# What needs to be done:
Please, without the pictures, retype exactly the lines from the start of the material through the line that holds "Chart.register(...registerables);".

====== Given records ======

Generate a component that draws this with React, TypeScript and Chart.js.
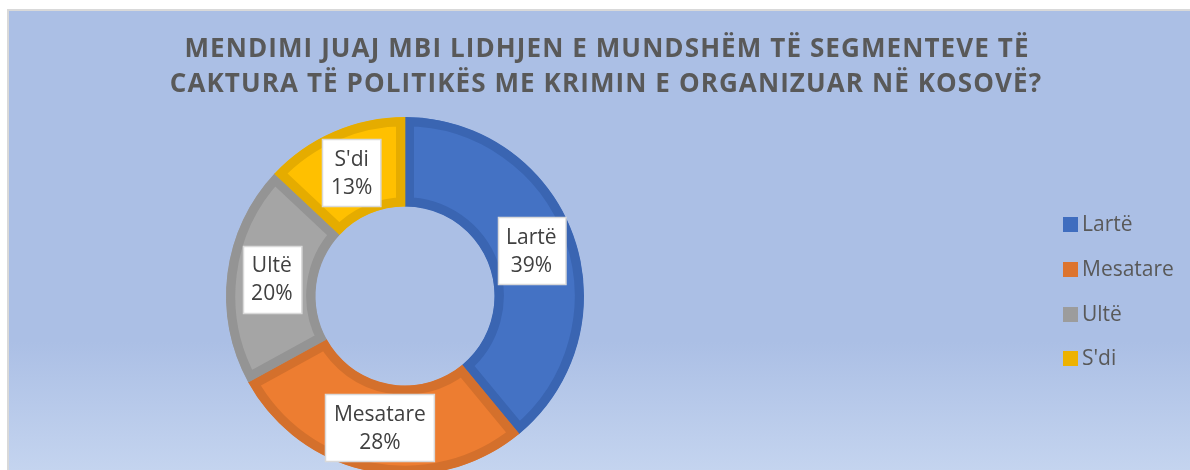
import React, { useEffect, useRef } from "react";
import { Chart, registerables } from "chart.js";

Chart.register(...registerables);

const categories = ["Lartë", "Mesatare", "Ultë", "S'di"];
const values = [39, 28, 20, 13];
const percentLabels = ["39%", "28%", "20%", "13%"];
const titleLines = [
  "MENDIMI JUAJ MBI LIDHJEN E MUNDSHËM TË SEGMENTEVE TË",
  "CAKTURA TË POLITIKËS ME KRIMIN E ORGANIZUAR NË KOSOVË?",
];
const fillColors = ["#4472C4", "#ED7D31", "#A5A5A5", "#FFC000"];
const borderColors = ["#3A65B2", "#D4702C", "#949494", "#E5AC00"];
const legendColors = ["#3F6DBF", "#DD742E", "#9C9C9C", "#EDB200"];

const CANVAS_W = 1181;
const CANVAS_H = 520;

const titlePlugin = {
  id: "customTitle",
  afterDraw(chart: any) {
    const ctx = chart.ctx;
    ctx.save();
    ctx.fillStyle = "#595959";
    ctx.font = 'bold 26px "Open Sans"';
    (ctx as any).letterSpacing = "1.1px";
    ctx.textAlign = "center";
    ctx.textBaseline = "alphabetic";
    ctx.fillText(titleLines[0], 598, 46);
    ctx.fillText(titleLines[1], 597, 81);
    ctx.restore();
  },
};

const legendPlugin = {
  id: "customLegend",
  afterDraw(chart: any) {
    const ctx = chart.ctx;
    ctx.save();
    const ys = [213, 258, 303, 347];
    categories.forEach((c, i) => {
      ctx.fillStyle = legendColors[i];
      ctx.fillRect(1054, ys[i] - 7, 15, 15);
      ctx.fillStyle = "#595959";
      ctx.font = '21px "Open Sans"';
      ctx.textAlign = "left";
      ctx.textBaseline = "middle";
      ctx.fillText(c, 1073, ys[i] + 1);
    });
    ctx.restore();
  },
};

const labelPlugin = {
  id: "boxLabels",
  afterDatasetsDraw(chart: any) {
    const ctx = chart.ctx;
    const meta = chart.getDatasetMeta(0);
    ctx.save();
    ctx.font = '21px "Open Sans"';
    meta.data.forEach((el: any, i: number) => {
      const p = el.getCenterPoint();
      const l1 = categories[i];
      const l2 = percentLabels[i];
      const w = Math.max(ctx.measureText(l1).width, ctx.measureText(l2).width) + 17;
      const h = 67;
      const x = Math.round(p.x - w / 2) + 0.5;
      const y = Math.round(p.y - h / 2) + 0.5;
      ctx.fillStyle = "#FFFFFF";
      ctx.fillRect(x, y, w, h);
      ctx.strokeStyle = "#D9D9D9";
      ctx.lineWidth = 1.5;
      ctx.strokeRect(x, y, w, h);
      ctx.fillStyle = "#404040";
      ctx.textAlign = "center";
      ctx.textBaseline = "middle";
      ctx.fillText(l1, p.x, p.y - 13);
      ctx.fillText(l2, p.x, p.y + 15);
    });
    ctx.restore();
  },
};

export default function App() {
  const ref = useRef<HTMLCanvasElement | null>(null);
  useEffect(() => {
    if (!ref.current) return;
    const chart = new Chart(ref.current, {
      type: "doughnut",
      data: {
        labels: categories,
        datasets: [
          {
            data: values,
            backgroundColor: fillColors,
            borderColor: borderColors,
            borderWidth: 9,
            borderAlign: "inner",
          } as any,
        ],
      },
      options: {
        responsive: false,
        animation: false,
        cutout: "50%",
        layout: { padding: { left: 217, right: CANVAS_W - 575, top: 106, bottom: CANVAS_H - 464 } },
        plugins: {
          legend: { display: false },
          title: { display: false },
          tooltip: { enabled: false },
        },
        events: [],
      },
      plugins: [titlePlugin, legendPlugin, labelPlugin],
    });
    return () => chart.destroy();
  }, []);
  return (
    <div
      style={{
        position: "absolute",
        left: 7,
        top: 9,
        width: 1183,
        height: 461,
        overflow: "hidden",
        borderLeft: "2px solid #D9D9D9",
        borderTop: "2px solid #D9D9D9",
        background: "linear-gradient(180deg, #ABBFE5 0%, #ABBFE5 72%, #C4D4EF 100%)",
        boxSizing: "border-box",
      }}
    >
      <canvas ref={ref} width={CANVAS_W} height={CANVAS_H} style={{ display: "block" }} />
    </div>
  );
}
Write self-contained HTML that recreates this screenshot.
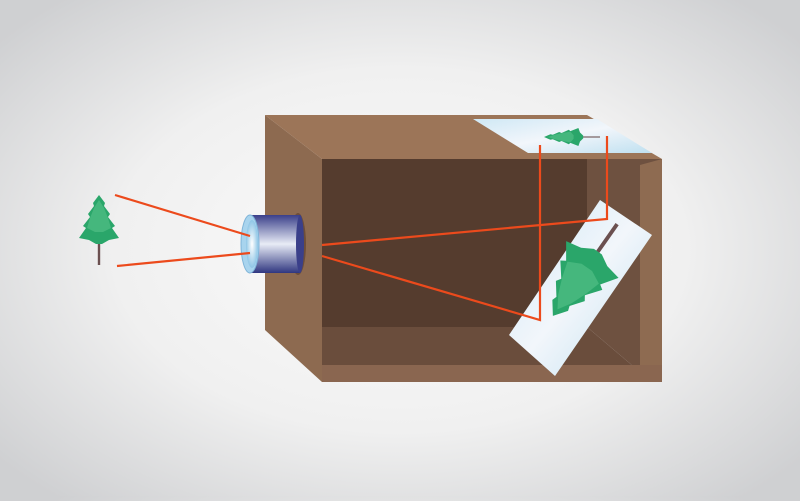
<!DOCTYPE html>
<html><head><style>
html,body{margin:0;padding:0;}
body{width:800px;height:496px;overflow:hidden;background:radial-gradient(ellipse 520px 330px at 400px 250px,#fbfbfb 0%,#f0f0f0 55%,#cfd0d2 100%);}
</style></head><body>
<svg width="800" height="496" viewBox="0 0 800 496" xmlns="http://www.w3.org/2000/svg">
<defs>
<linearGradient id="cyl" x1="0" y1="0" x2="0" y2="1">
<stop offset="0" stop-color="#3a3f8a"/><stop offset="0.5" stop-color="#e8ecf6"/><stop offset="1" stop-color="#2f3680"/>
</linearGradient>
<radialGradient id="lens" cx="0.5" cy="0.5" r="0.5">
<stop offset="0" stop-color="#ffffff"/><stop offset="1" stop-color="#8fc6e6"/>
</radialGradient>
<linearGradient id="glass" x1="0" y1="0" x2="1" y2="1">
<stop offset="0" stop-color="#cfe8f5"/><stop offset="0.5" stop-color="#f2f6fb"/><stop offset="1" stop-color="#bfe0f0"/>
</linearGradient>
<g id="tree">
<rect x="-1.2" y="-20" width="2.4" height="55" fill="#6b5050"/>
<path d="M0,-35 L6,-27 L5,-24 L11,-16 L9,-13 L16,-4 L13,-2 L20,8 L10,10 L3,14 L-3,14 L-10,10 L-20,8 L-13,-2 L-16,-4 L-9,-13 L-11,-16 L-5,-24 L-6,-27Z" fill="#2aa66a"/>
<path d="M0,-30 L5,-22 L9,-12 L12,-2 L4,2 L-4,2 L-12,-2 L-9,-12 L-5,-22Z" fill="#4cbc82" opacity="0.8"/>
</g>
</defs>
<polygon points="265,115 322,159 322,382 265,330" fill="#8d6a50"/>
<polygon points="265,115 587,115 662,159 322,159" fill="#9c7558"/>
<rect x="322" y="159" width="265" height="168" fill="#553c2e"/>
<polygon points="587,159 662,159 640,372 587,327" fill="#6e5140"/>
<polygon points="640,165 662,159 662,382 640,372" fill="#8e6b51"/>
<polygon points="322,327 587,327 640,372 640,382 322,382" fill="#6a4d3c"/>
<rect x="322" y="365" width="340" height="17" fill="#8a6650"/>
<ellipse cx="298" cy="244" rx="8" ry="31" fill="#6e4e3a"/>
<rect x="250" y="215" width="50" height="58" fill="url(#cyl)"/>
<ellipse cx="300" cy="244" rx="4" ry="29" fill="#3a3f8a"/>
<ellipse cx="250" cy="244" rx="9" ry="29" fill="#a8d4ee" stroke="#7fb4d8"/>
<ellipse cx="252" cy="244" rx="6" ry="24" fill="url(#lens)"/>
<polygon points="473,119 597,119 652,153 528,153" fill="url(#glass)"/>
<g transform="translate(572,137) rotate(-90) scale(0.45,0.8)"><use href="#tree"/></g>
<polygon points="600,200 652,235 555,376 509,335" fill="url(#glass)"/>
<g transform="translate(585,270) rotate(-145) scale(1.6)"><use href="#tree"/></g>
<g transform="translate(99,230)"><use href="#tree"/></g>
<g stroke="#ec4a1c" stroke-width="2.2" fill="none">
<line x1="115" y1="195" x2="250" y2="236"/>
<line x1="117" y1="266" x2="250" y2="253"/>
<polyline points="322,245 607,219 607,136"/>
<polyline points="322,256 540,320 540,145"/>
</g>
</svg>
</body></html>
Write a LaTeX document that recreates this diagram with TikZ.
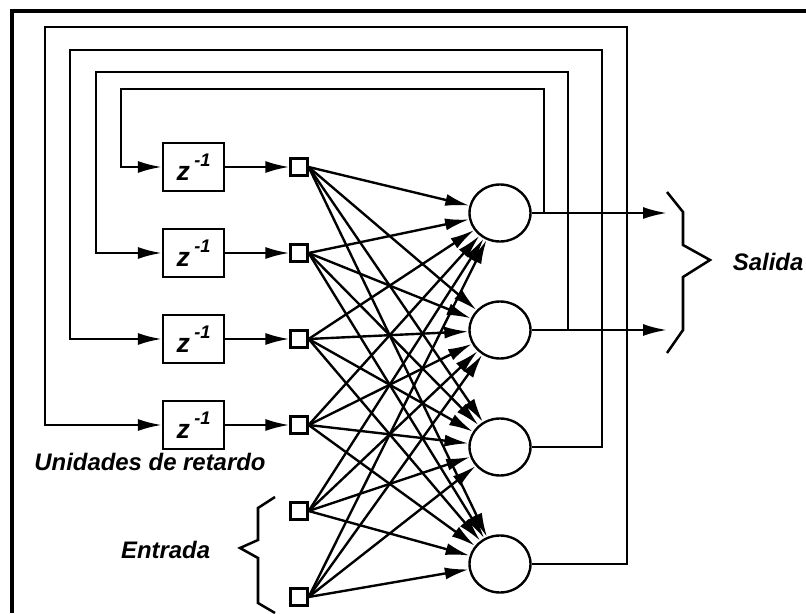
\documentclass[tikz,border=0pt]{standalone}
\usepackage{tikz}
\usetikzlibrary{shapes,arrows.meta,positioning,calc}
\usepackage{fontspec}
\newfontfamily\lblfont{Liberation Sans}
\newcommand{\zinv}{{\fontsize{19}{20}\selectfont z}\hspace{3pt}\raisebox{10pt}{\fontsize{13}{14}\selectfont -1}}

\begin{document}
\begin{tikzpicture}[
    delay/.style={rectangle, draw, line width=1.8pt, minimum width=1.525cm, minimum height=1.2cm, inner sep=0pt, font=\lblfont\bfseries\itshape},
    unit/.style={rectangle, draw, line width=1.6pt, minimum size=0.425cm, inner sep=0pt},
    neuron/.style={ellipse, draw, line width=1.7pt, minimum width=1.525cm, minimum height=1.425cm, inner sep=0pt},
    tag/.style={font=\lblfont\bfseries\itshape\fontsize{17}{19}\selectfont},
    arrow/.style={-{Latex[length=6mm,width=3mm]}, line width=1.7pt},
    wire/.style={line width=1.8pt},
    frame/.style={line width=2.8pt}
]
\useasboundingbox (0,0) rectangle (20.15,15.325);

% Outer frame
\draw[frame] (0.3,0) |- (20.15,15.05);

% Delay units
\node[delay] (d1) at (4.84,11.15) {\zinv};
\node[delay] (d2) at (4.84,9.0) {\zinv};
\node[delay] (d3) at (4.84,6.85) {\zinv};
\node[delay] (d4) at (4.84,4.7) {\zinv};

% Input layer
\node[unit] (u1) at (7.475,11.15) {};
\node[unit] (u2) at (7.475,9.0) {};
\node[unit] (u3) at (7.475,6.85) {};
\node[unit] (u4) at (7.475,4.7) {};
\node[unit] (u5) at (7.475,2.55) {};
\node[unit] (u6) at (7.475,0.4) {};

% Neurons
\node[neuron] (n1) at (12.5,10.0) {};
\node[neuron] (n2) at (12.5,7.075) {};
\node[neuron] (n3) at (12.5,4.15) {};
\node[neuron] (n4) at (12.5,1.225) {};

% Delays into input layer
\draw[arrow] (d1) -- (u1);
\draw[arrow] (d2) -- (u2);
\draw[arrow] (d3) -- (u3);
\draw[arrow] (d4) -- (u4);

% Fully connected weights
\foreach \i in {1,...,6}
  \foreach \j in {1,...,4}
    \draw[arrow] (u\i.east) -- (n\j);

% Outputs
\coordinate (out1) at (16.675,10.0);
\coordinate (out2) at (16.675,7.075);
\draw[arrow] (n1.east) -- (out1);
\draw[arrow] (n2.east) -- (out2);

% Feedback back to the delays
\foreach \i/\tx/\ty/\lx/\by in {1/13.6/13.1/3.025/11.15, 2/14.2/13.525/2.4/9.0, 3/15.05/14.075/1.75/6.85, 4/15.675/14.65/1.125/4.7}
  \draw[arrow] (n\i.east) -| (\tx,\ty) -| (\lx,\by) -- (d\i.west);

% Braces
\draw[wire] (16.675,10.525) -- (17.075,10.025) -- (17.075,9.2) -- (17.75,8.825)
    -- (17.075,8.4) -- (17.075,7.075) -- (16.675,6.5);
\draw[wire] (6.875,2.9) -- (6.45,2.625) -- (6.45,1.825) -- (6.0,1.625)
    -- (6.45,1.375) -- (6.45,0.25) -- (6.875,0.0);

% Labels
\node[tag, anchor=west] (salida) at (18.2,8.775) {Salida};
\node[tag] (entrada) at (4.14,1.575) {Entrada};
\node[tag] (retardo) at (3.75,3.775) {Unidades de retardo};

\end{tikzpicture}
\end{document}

======

# Exercise result:
Generate a component that draws this with React, TypeScript and Chart.js.
import React, { useEffect, useRef } from "react";
import { Chart, registerables } from "chart.js";

Chart.register(...registerables);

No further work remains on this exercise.